> **Instructions to follow**
Reproduce exactly, and only, the lines running from the start of the entries below to the line containing "const labelDist = 387;".

> **Material for the task**
-------
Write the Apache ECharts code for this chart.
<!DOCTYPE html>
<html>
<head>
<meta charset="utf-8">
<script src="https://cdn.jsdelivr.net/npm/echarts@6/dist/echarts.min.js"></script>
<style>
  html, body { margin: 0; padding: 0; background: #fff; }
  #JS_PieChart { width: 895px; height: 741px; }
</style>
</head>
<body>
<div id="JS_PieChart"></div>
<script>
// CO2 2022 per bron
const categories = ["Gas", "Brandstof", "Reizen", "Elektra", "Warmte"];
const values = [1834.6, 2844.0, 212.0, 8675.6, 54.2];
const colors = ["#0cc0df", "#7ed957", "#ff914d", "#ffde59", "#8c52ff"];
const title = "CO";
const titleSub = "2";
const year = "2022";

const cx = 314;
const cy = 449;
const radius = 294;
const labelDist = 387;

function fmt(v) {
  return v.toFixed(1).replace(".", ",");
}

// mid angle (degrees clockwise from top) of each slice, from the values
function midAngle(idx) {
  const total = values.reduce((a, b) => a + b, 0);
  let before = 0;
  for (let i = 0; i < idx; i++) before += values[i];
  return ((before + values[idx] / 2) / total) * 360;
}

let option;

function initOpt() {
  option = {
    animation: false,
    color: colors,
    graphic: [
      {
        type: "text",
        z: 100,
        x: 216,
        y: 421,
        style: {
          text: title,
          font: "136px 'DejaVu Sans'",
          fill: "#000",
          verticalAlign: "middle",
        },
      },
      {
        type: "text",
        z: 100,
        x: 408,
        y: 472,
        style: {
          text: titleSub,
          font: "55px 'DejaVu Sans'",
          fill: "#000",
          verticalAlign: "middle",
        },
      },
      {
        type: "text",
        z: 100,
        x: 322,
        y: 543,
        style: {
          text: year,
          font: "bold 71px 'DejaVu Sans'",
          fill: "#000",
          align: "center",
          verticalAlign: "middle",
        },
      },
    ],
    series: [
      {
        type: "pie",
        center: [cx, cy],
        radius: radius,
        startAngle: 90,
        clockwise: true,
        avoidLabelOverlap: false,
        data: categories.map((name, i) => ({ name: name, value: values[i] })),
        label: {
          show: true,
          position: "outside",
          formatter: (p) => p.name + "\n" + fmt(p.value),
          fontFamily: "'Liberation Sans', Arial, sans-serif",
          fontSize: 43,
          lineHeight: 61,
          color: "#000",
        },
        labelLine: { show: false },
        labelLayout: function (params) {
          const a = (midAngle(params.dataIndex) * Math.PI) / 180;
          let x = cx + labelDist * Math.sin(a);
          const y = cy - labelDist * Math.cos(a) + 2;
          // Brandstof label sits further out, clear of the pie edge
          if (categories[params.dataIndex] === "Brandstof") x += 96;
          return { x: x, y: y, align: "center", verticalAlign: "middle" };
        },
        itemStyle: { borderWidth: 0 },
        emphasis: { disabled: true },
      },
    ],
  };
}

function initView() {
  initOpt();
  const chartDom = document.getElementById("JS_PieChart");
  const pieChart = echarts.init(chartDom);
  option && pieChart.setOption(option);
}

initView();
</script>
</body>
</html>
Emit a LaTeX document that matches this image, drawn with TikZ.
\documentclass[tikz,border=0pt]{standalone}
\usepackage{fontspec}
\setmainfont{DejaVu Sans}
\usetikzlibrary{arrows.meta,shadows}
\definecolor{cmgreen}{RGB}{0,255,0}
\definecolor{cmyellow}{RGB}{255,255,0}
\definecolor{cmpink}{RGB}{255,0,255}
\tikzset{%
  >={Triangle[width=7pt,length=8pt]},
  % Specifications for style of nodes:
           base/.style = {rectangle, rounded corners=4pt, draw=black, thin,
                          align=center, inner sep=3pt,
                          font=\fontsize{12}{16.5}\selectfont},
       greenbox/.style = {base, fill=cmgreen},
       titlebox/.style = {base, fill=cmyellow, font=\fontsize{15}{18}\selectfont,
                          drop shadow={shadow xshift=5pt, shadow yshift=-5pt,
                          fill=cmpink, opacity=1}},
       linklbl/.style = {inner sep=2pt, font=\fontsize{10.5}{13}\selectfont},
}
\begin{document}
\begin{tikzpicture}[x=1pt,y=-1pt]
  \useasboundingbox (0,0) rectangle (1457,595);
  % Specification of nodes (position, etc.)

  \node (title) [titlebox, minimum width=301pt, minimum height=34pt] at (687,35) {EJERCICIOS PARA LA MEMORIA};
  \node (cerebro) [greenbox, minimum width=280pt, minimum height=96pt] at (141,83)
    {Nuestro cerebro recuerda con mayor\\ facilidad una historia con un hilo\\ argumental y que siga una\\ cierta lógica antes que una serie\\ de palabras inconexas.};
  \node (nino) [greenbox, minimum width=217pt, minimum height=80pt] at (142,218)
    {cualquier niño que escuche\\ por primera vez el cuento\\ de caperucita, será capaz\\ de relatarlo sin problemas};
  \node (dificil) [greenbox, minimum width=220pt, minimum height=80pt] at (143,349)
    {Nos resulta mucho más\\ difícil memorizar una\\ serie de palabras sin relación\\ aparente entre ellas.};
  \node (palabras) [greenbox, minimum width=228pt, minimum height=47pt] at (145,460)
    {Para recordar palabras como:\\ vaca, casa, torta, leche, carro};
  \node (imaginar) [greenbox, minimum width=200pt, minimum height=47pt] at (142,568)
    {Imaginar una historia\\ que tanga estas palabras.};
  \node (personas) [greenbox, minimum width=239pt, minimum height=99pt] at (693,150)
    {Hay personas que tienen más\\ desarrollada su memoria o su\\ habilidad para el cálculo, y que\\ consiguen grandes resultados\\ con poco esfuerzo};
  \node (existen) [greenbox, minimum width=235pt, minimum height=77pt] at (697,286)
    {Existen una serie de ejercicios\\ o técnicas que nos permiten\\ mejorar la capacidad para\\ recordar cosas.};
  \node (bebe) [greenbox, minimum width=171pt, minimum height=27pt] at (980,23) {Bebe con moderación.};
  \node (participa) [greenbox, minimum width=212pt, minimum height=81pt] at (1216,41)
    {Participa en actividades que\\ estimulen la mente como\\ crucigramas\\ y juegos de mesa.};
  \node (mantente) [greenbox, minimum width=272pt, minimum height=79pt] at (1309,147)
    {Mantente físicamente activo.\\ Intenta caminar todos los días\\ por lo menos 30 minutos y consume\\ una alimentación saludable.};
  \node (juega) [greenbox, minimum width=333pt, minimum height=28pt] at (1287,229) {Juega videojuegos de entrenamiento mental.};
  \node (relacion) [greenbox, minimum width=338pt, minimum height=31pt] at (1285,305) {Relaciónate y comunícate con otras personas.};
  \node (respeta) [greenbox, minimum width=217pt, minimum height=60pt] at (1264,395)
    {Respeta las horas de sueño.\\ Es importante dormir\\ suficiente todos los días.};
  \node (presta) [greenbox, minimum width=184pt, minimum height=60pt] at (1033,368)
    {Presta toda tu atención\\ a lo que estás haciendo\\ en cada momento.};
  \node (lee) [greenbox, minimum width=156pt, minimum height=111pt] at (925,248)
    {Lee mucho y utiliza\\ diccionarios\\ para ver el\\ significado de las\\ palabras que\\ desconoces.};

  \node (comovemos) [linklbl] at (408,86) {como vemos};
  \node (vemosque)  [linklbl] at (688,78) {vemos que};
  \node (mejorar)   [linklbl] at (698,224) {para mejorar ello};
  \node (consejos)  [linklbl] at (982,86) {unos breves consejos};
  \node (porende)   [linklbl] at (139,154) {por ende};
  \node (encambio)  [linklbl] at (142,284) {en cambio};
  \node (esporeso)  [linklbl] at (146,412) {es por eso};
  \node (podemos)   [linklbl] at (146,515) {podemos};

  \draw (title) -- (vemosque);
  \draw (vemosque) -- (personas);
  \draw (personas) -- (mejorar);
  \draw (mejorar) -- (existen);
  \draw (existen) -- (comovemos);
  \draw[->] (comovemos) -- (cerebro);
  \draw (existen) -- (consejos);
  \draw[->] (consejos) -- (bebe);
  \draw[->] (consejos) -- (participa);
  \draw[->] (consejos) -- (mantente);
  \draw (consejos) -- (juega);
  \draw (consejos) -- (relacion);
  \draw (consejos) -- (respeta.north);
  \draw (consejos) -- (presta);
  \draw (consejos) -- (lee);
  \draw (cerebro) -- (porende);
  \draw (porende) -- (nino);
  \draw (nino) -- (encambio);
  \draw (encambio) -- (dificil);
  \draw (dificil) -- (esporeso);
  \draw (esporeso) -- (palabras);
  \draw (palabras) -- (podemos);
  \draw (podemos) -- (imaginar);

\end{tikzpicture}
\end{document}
-------
> **Response to the exercise**
Write the Apache ECharts code for this chart.
<!DOCTYPE html>
<html>
<head>
<meta charset="utf-8">
<script src="https://cdn.jsdelivr.net/npm/echarts@6/dist/echarts.min.js"></script>
<style>
  html, body { margin: 0; padding: 0; background: #fff; }
  #JS_PieChart { width: 895px; height: 741px; }
</style>
</head>
<body>
<div id="JS_PieChart"></div>
<script>
// CO2 2022 per bron
const categories = ["Gas", "Brandstof", "Reizen", "Elektra", "Warmte"];
const values = [1834.6, 2844.0, 212.0, 8675.6, 54.2];
const colors = ["#0cc0df", "#7ed957", "#ff914d", "#ffde59", "#8c52ff"];
const title = "CO";
const titleSub = "2";
const year = "2022";

const cx = 314;
const cy = 449;
const radius = 294;
const labelDist = 387;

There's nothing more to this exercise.